Task
Take every line from the material that has the word "chart" in it.

>>>

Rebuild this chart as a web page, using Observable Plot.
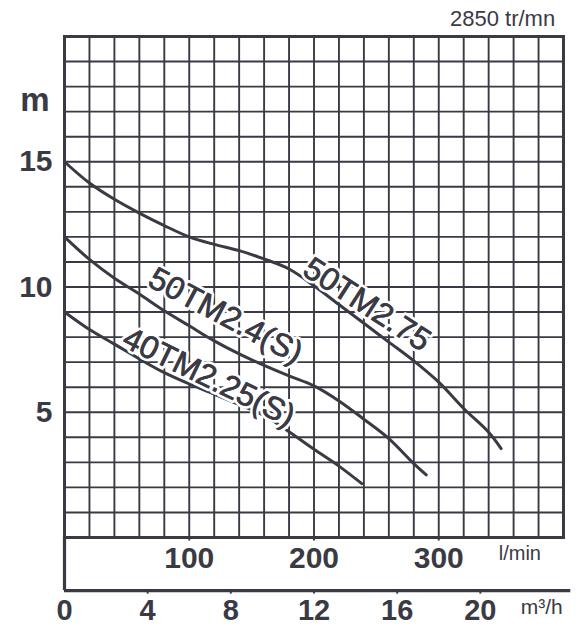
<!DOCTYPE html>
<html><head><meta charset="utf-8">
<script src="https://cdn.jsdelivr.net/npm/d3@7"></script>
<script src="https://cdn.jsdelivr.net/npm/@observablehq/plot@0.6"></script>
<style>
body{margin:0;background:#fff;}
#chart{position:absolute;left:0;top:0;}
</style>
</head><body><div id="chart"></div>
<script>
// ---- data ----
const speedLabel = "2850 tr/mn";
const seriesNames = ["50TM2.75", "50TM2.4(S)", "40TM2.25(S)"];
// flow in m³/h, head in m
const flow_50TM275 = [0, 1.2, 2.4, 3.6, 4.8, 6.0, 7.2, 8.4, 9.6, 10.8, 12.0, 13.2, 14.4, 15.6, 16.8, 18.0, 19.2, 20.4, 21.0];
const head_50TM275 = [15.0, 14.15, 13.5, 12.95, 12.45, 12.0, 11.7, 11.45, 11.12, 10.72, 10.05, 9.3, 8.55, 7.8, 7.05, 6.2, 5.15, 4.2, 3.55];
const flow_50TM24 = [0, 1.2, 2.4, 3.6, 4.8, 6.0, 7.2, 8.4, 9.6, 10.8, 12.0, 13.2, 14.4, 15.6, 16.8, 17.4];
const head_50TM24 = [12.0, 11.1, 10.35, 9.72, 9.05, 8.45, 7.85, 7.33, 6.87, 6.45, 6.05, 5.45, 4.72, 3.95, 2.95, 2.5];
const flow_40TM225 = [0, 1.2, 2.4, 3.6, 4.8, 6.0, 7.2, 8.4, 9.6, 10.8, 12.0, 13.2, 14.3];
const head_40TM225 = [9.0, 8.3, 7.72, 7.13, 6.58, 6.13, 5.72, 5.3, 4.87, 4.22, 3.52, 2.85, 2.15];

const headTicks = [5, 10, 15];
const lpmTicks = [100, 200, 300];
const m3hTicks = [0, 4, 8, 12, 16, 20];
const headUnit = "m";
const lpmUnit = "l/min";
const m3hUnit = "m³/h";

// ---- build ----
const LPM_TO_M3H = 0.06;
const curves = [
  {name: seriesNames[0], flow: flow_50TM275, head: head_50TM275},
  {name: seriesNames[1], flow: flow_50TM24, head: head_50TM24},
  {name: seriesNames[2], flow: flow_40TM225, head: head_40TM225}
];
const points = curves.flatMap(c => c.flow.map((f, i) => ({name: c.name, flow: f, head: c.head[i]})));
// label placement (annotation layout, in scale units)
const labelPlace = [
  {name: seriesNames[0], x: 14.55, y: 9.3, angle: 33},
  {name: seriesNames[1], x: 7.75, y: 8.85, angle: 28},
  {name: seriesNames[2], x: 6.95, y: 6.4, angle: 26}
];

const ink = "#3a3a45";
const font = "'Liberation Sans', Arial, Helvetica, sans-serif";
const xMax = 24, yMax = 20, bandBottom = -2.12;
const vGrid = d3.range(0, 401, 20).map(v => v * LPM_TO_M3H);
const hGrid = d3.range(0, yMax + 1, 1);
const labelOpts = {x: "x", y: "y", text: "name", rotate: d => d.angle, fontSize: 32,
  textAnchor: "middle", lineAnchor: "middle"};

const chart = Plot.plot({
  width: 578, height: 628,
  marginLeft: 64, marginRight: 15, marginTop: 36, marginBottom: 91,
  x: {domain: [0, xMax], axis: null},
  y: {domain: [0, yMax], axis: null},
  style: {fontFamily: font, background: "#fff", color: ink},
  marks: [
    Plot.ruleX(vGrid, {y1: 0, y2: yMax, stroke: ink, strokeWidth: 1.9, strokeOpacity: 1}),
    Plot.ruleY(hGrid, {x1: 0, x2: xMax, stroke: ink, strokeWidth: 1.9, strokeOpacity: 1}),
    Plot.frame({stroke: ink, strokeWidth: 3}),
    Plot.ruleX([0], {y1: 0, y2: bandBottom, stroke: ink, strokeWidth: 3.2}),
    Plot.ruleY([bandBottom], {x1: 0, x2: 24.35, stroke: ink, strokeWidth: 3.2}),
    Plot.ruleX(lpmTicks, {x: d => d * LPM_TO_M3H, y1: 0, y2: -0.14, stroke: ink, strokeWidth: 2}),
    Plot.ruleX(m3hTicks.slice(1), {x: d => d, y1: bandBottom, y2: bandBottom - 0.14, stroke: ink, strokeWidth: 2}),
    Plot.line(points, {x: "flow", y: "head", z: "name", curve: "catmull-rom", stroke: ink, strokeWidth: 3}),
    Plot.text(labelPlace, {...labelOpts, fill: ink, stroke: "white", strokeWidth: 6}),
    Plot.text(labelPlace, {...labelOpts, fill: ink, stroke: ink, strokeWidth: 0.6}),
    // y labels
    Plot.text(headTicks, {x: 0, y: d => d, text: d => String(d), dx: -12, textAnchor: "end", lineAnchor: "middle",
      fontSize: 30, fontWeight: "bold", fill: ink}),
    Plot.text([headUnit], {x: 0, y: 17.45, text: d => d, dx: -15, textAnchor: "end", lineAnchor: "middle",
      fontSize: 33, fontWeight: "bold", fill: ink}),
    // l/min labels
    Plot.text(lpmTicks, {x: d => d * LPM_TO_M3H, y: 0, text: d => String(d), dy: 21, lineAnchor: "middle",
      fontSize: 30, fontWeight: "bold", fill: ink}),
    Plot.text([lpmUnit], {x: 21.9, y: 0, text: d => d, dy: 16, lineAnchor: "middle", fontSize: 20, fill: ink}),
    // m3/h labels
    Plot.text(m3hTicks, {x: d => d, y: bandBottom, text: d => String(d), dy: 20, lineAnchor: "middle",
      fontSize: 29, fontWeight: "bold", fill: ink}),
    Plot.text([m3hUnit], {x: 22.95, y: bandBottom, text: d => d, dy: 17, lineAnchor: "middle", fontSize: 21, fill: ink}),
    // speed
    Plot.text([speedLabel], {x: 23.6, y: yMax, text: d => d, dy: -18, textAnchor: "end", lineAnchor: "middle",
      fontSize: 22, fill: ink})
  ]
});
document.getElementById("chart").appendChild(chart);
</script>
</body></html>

<<<

Solution to the problem
Rebuild this chart as a web page, using Observable Plot.
#chart{position:absolute;left:0;top:0;}
</head><body><div id="chart"></div>
const chart = Plot.plot({
document.getElementById("chart").appendChild(chart);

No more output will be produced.